Written exercise: Present every line in which the string "code" appears.

Data segment:
· · · · · · ·
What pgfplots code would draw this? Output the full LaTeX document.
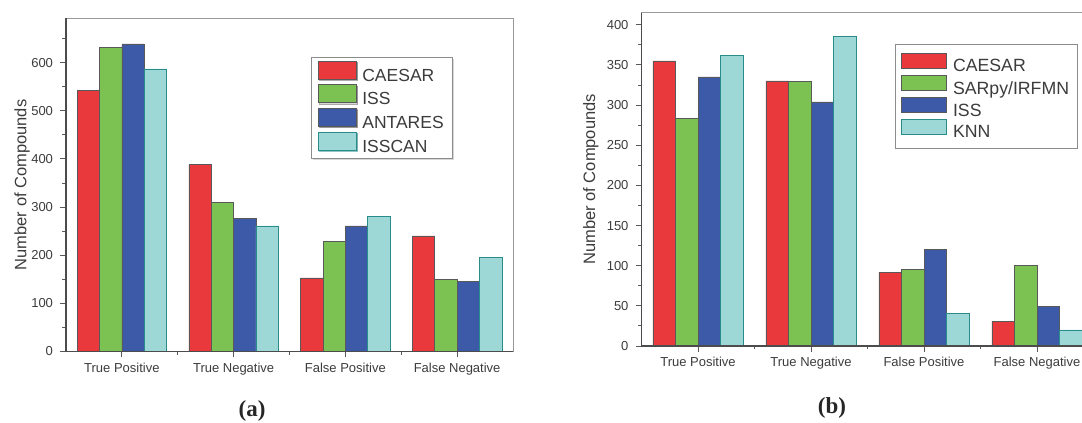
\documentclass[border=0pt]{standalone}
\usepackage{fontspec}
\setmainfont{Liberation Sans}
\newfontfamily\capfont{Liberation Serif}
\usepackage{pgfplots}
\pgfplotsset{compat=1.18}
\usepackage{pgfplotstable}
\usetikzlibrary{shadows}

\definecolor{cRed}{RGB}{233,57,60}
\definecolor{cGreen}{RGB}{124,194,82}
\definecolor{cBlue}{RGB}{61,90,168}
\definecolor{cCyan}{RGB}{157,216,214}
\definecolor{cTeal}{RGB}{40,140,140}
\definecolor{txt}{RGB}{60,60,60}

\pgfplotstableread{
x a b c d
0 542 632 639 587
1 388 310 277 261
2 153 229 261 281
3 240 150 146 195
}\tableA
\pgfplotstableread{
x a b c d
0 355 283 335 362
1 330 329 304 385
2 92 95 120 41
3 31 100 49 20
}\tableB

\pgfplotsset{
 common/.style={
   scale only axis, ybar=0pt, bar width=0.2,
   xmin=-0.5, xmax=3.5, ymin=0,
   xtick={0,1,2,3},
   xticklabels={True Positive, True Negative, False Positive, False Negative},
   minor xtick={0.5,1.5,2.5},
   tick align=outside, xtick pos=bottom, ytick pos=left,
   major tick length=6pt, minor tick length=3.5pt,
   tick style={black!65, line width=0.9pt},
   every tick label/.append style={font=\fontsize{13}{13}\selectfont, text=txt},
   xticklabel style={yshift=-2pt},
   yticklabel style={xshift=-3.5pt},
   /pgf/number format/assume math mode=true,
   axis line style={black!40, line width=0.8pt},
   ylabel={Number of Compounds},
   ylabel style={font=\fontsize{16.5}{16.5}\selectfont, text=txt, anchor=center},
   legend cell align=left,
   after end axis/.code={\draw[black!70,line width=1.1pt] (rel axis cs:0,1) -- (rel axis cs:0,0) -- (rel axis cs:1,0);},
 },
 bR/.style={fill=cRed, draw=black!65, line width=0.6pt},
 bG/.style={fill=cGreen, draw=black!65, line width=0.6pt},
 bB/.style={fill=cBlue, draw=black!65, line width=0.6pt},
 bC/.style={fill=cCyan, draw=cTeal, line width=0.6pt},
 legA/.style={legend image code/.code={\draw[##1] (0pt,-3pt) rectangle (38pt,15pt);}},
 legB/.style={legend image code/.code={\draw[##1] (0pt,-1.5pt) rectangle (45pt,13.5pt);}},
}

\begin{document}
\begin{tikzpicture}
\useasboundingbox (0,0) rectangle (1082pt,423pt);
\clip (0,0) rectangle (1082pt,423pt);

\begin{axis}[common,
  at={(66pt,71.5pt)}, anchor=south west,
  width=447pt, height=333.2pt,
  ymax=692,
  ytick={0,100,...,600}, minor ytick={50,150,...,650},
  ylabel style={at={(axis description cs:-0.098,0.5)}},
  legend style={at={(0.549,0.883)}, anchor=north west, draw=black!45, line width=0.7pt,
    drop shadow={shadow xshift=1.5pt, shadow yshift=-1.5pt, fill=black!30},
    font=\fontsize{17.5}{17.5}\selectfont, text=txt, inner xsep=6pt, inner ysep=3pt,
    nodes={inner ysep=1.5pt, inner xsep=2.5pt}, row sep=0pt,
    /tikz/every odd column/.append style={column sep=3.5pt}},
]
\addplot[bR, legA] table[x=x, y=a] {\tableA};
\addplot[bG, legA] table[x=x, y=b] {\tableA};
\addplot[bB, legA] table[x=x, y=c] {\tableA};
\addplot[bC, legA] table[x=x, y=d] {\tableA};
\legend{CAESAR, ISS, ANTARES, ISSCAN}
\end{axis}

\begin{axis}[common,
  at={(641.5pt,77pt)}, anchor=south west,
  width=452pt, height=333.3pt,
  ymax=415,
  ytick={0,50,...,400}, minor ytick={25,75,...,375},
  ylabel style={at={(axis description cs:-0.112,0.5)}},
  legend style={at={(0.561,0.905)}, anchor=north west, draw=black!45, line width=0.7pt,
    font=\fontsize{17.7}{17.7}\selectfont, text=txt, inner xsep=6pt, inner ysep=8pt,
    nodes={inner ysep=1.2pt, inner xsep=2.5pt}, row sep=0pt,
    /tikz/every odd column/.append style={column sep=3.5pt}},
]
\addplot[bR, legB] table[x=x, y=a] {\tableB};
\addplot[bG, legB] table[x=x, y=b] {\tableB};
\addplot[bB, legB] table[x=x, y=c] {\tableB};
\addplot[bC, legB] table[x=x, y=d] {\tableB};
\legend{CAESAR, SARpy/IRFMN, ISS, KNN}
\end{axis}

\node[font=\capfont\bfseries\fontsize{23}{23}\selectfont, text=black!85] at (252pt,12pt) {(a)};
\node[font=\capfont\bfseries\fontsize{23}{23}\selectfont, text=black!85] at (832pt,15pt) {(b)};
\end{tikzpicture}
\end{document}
· · · · · · ·
Output of the exercise:
What pgfplots code would draw this? Output the full LaTeX document.
   after end axis/.code={\draw[black!70,line width=1.1pt] (rel axis cs:0,1) -- (rel axis cs:0,0) -- (rel axis cs:1,0);},
 legA/.style={legend image code/.code={\draw[##1] (0pt,-3pt) rectangle (38pt,15pt);}},
 legB/.style={legend image code/.code={\draw[##1] (0pt,-1.5pt) rectangle (45pt,13.5pt);}},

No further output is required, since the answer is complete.